REQUIRED TASK: Exactly retype the lines from the top of the data through the line containing "const chart = echarts.init(document.getElementById('chart'));", leaving out every picture.

----------------------------------------

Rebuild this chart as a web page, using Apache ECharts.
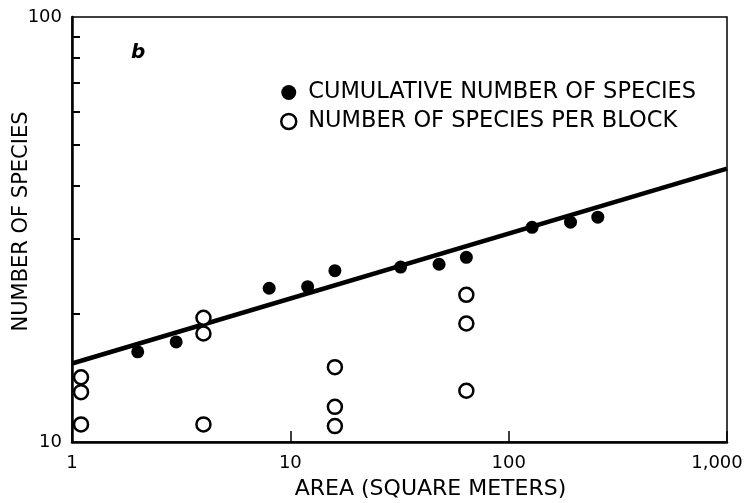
<!DOCTYPE html>
<html>
<head>
<meta charset="utf-8">
<script src="https://cdn.jsdelivr.net/npm/echarts@6/dist/echarts.min.js"></script>
<style>
  html, body { margin: 0; padding: 0; background: #fff; }
  #chart { width: 752px; height: 503px; }
</style>
</head>
<body>
<div id="chart"></div>
<script>
// cumulative number of species vs area
const cumArea = [2, 3, 8, 12, 16, 32, 48, 64, 128, 192, 256];
const cumSpecies = [16.3, 17.2, 23.0, 23.2, 25.3, 25.8, 26.2, 27.2, 32.0, 32.9, 33.8];

// species per block (several blocks at each size)
const blockArea = [1.1, 1.1, 1.1, 4, 4, 4, 16, 16, 16, 64, 64, 64];
const blockSpecies = [14.2, 13.1, 11.0, 19.6, 18.0, 11.0, 15.0, 12.1, 10.9, 22.2, 19.0, 13.2];

// fitted line, end points
const fitArea = [1, 1000];
const fitSpecies = [15.3, 44.0];

const xTicks = [1, 10, 100, 1000];
const xTickLabels = ['1', '10', '100', '1,000'];
const yMinorTicks = [20, 30, 40, 50, 60, 70, 80, 90];

const font = 'DejaVu Sans';

const chart = echarts.init(document.getElementById('chart'));

const option = {
  animation: false,
  backgroundColor: '#fff',
  title: {
    text: 'b',
    left: 126,
    top: 38,
    textStyle: { fontFamily: font, fontSize: 20, fontStyle: 'italic', fontWeight: 'bold', color: '#000' }
  },
  legend: {
    orient: 'vertical',
    left: 275,
    top: 76,
    itemWidth: 17,
    itemHeight: 15,
    itemGap: 6,
    textStyle: { fontFamily: font, fontSize: 22.5, color: '#000', lineHeight: 23, padding: [0, 0, 0, 6] },
    data: [
      { name: 'CUMULATIVE NUMBER OF SPECIES', icon: 'circle', itemStyle: { color: '#000', opacity: 1 } },
      { name: 'NUMBER OF SPECIES PER BLOCK', icon: 'circle', itemStyle: { color: '#fff', borderColor: '#000', borderWidth: 2.5, opacity: 1 } }
    ]
  },
  grid: {
    left: 72, right: 25, top: 17, bottom: 61,
    outerBoundsMode: 'none',
    containLabel: false,
    show: true, borderColor: '#000', borderWidth: 1.5, backgroundColor: 'transparent'
  },
  xAxis: {
    type: 'log',
    logBase: 10,
    min: 1,
    max: 1000,
    name: 'AREA (SQUARE METERS)',
    nameLocation: 'middle',
    nameGap: 36,
    nameMoveOverlap: false,
    nameTextStyle: { fontFamily: font, fontSize: 22, color: '#000', padding: [0, 0, 0, 62] },
    axisLine: { lineStyle: { color: '#000', width: 2.5 } },
    axisTick: { inside: true, length: 11, lineStyle: { color: '#000', width: 1.5 } },
    splitLine: { show: false },
    axisLabel: {
      margin: 12,
      fontFamily: font, fontSize: 18, color: '#000',
      formatter: v => {
        const i = xTicks.indexOf(Math.round(v));
        if (i < 0) return '';
        return i === xTicks.length - 1 ? '{last|' + xTickLabels[i] + '}' : xTickLabels[i];
      },
      rich: {
        last: { fontFamily: font, fontSize: 18, color: '#000', padding: [0, 20, 0, 0] }
      }
    }
  },
  yAxis: [
    {
      type: 'log',
      logBase: 10,
      min: 10,
      max: 100,
      name: 'NUMBER OF SPECIES',
      nameLocation: 'middle',
      nameGap: 40,
      nameMoveOverlap: false,
      nameTextStyle: { fontFamily: font, fontSize: 21, color: '#000', padding: [0, 0, 0, 16] },
      axisLine: { lineStyle: { color: '#000', width: 2.5 } },
      axisTick: { show: false },
      splitLine: { show: false },
      axisLabel: { margin: 10, fontFamily: font, fontSize: 18, color: '#000' }
    },
    {
      // carries the minor ticks between 10 and 100 (log10 scale)
      type: 'value',
      position: 'left',
      min: 1,
      max: 2,
      axisLine: { show: false },
      splitLine: { show: false },
      axisLabel: { show: false },
      axisTick: {
        inside: true,
        length: 8,
        customValues: yMinorTicks.map(v => Math.log10(v)),
        lineStyle: { color: '#000', width: 2 }
      }
    }
  ],
  series: [
    {
      name: 'fit',
      type: 'line',
      data: fitArea.map((a, i) => [a, fitSpecies[i]]),
      symbol: 'none',
      lineStyle: { color: '#000', width: 4.5 },
      z: 3
    },
    {
      name: 'CUMULATIVE NUMBER OF SPECIES',
      type: 'scatter',
      data: cumArea.map((a, i) => [a, cumSpecies[i]]),
      symbol: 'circle',
      symbolSize: 13,
      itemStyle: { color: '#000', opacity: 1 },
      z: 4
    },
    {
      name: 'NUMBER OF SPECIES PER BLOCK',
      type: 'scatter',
      data: blockArea.map((a, i) => [a, blockSpecies[i]]),
      symbol: 'circle',
      symbolSize: 14,
      itemStyle: { color: '#fff', borderColor: '#000', borderWidth: 2.5, opacity: 1 },
      z: 4
    }
  ]
};

chart.setOption(option);
</script>
</body>
</html>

----------------------------------------

TASK ANSWER:
Rebuild this chart as a web page, using Apache ECharts.
<!DOCTYPE html>
<html>
<head>
<meta charset="utf-8">
<script src="https://cdn.jsdelivr.net/npm/echarts@6/dist/echarts.min.js"></script>
<style>
  html, body { margin: 0; padding: 0; background: #fff; }
  #chart { width: 752px; height: 503px; }
</style>
</head>
<body>
<div id="chart"></div>
<script>
// cumulative number of species vs area
const cumArea = [2, 3, 8, 12, 16, 32, 48, 64, 128, 192, 256];
const cumSpecies = [16.3, 17.2, 23.0, 23.2, 25.3, 25.8, 26.2, 27.2, 32.0, 32.9, 33.8];

// species per block (several blocks at each size)
const blockArea = [1.1, 1.1, 1.1, 4, 4, 4, 16, 16, 16, 64, 64, 64];
const blockSpecies = [14.2, 13.1, 11.0, 19.6, 18.0, 11.0, 15.0, 12.1, 10.9, 22.2, 19.0, 13.2];

// fitted line, end points
const fitArea = [1, 1000];
const fitSpecies = [15.3, 44.0];

const xTicks = [1, 10, 100, 1000];
const xTickLabels = ['1', '10', '100', '1,000'];
const yMinorTicks = [20, 30, 40, 50, 60, 70, 80, 90];

const font = 'DejaVu Sans';

const chart = echarts.init(document.getElementById('chart'));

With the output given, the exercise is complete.